Besides school and on the job, being a problem solver doesn’t always help—especially in relationships. From the many conversations that I’ve experienced, including ones with my spouse, I’ve realized that it is never necessary to help solve someone’s problem on the spot unless they specifically ask for advice and are seeking a concrete answer right then and there. I’ve solved problems—and I’m pretty good at it—although it might’ve helped in a sense, what I have actually done is, I’ve left the other person feeling more overwhelmed than before.
I’m learning that..
The solution can sometimes feel overwhelming in the moment.
Thankfully, there’s hope for problem solvers like me. I’ve thought of another approach—something I call a delayed solution.
This is how it works:
- During a conversation when a problem is shared, always emotionally relate/support
- After the conversation, remember the problem that was shared
- At a later time, only then consider providing a solution; hence, a delayed solution
It could look like this in action.
Problem shared during a conversation:
Cooking has been a daily struggle with a newborn, and we don’t have the means to eat out.
Delayed Solution Approach #1: Texting
- Maybe a couple of days later, you send a follow-up text and say, I thought of you. How’s the cooking going? Here’s a quick and easy pasta salad that we make all the time. Here’s the link. Hope y’all like it because we love it!
Delayed Solution Approach #2: In-person handover
- Next time you see this person, say, Hey, I thought of you. I had some time today to make a big batch of pasta salad and wanted to bring you guys some.
- If you don’t regularly see them, then personally drop it off at their home.
Delayed Solution Approach #3: Simple follow-up
- If there are no tangible solutions or you don’t have the means to provide one, then the bare minimum is to follow-up. Next time you see them, ask about it. If you don’t see them, send a follow-up text.
This approach signals to the person, Wow, they remembered. That alone is a win.
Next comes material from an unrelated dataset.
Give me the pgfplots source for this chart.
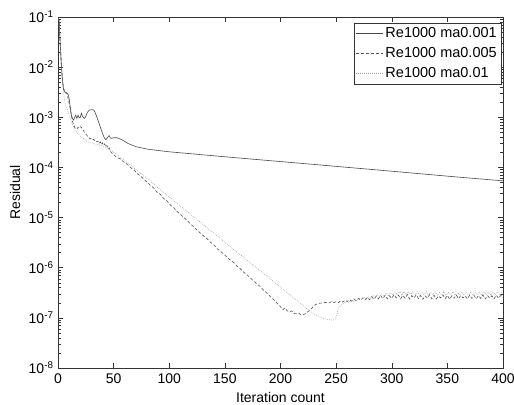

But beyond that, there’s something about a felt need being met tangibly—like making the pasta salad and bringing it directly to them. It has a way of winning someone over. And that feels like a double win.
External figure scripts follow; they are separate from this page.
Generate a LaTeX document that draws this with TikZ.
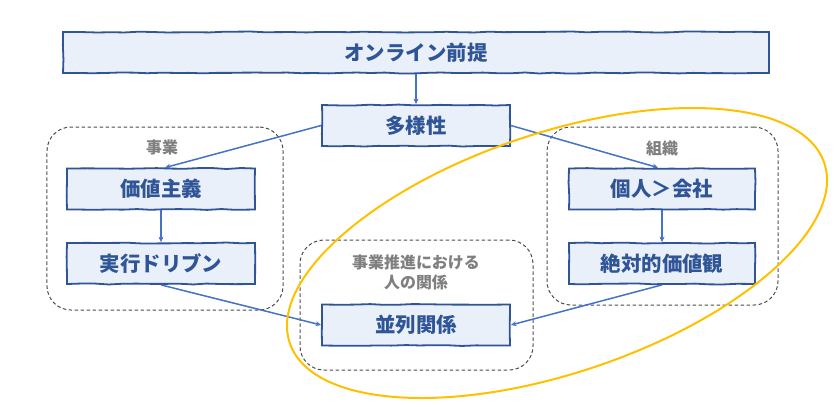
\documentclass[tikz,border=0pt]{standalone}
\usepackage{fontspec}
\newfontfamily\jp{Noto Sans CJK JP}
\usetikzlibrary{arrows.meta,decorations.pathmorphing}
\definecolor{bdr}{HTML}{2F5597}
\definecolor{bfill}{HTML}{EAF0FA}
\definecolor{btext}{HTML}{2F5597}
\definecolor{arr}{HTML}{4472C4}
\definecolor{grpline}{HTML}{4D4D4D}
\definecolor{grptext}{HTML}{7F7F7F}
\definecolor{gold}{HTML}{FFC000}
\pgfmathsetseed{7}
\tikzset{
  box/.style={draw=bdr, fill=bfill, line width=1.8bp, text=btext, inner sep=0pt,
    minimum height=41bp, font=\jp\bfseries\fontsize{20.5}{24}\selectfont,
    decorate, decoration={random steps, segment length=14bp, amplitude=0.5bp}},
  grp/.style={draw=grpline, line width=1bp, dash pattern=on 3.5bp off 2.5bp,
    rounded corners=24bp, inner sep=0pt},
  glabel/.style={text=grptext, inner sep=0pt, align=center,
    font=\jp\bfseries\fontsize{16}{20}\selectfont},
  conn/.style={draw=arr, line width=1.5bp, -{Stealth[length=5.5bp,width=5bp]}}
}
\begin{document}
\begin{tikzpicture}[x=1bp,y=-1bp]
\useasboundingbox (0,0) rectangle (834,406);
% groups
\node[grp, minimum width=236bp, minimum height=183bp] (g1) at (165,218.5) {};
\node[grp, minimum width=231bp, minimum height=178bp] (g2) at (662.5,216) {};
\node[grp, minimum width=233bp, minimum height=130bp] (g3) at (416.5,305) {};
\node[glabel] (l1) at (162,147) {事業};
\node[glabel] (l2) at (662,148) {組織};
\node[glabel] (l3) at (416,272) {事業推進における\\人の関係};
% boxes
\node[box, minimum width=706bp] (top) at (416,52.5) {オンライン前提};
\node[box, minimum width=188bp] (div) at (416,125.5) {多様性};
\node[box, minimum width=188bp] (val) at (161,189) {価値主義};
\node[box, minimum width=188bp] (exe) at (161,263.5) {実行ドリブン};
\node[box, minimum width=186bp] (ind) at (662,189) {個人＞会社};
\node[box, minimum width=186bp] (abs) at (662,263.5) {絶対的価値観};
\node[box, minimum width=188bp] (par) at (416,325) {並列関係};
% connectors
\draw[conn] (top.south) -- (div.north);
\draw[conn] (div.west) -- ([xshift=4bp]val.north);
\draw[conn] (div.east) -- ([xshift=-4bp]ind.north);
\draw[conn] (val.south) -- (exe.north);
\draw[conn] (exe.south) -- (par.west);
\draw[conn] (ind.south) -- (abs.north);
\draw[conn] (abs.south) -- (par.east);
% highlight ellipse
\begin{scope}[shift={(557,253)}, rotate=18.6]
\draw[gold, line width=2bp] (0,0) ellipse [x radius=282, y radius=120];
\end{scope}
\end{tikzpicture}
\end{document}
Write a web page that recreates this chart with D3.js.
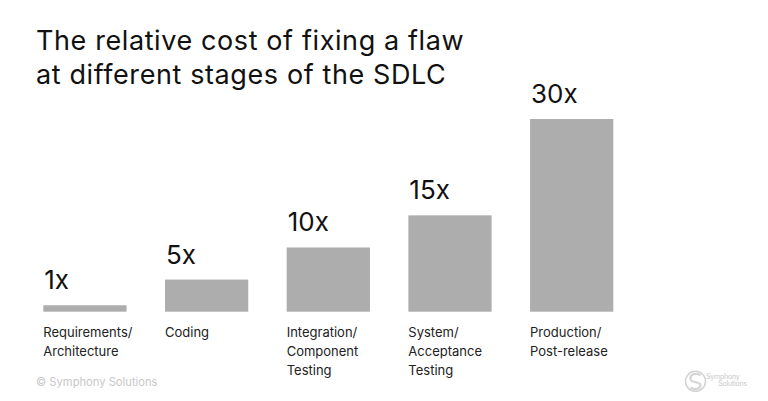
<!DOCTYPE html>
<html>
<head>
<meta charset="utf-8">
<script src="https://cdn.jsdelivr.net/npm/d3@7"></script>
<style>
  body { margin: 0; background: #fff; }
  svg { display: block; font-family: Inter, "Noto Sans", sans-serif; }
</style>
</head>
<body>
<div id="chart"></div>
<script>
// data
const stages = [
  ["Requirements/", "Architecture"],
  ["Coding"],
  ["Integration/", "Component", "Testing"],
  ["System/", "Acceptance", "Testing"],
  ["Production/", "Post-release"]
];
const costs = [1, 5, 10, 15, 30];
const valueLabels = ["1x", "5x", "10x", "15x", "30x"];
const titleLines = ["The relative cost of fixing a flaw", "at different stages of the SDLC"];

const width = 768, height = 401;

const svg = d3.select("#chart")
  .append("svg")
  .attr("width", width)
  .attr("height", height);

// title
svg.append("g")
  .selectAll("text")
  .data(titleLines)
  .join("text")
  .attr("x", 36)
  .attr("y", (d, i) => 50 + i * 34)
  .style("font-size", "27px")
  .style("letter-spacing", "0.6px")
  .attr("fill", "#111")
  .text(d => d);

// scales
const x = d3.scaleBand()
  .domain(d3.range(costs.length))
  .range([43.3, 613.3])
  .paddingInner(0.316)
  .paddingOuter(0);

const y = d3.scaleLinear()
  .domain([0, 30])
  .range([311.7, 119]);

// bars
svg.append("g")
  .selectAll("rect")
  .data(costs)
  .join("rect")
  .attr("x", (d, i) => x(i))
  .attr("y", d => y(d))
  .attr("width", x.bandwidth())
  .attr("height", d => y(0) - y(d))
  .attr("fill", "#adadad");

// value labels above bars
svg.append("g")
  .selectAll("text")
  .data(costs)
  .join("text")
  .attr("x", (d, i) => x(i) + 1)
  .attr("y", d => y(d) - 16)
  .style("font-size", "26px")
  .attr("fill", "#111")
  .text((d, i) => valueLabels[i]);

// category labels under bars
const cat = svg.append("g")
  .selectAll("text")
  .data(stages)
  .join("text")
  .attr("x", (d, i) => x(i))
  .attr("y", 337.3)
  .style("font-size", "13px")
  .attr("fill", "#222");

cat.selectAll("tspan")
  .data(d => d)
  .join("tspan")
  .attr("x", function () { return d3.select(this.parentNode).attr("x"); })
  .attr("dy", (d, i) => i === 0 ? 0 : 19)
  .text(d => d);

// footer
svg.append("text")
  .attr("x", 36)
  .attr("y", 386)
  .style("font-size", "11.2px")
  .attr("fill", "#c8c8c8")
  .text("\u00a9 Symphony Solutions");

// logo, bottom right
const logo = svg.append("g")
  .attr("transform", "translate(695.5,381.3)")
  .attr("fill", "none")
  .attr("stroke", "#d4d4d4");
logo.append("circle").attr("r", 10).attr("stroke-width", 1.6);
logo.append("path")
  .attr("d", "M5,-6 C1,-9 -6,-7 -5,-2 C-4,2 5,0 5,4 C5,8 -1,9 -5,6")
  .attr("stroke-width", 2.2);

const logoText = svg.append("g")
  .attr("fill", "#c8c8c8")
  .style("font-size", "7px")
  .style("letter-spacing", "-0.2px");
logoText.append("text")
  .attr("x", 706)
  .attr("y", 378.5)
  .text("Symphony");
logoText.append("text")
  .attr("x", 747)
  .attr("y", 386)
  .attr("text-anchor", "end")
  .text("Solutions");
</script>
</body>
</html>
I believe this repeated over time will build trust and depth in the relationship.
Some of you might already naturally do this. That’s great. This is something that I had to observe and learn over time, and relationally, I think this makes most sense to me.
Is this approach natural to you? Or are you a problem solver like me and have to be a little more intentional?
For all my problem solvers out there, consider this delayed solution approach and observe how your relationships evolve over time.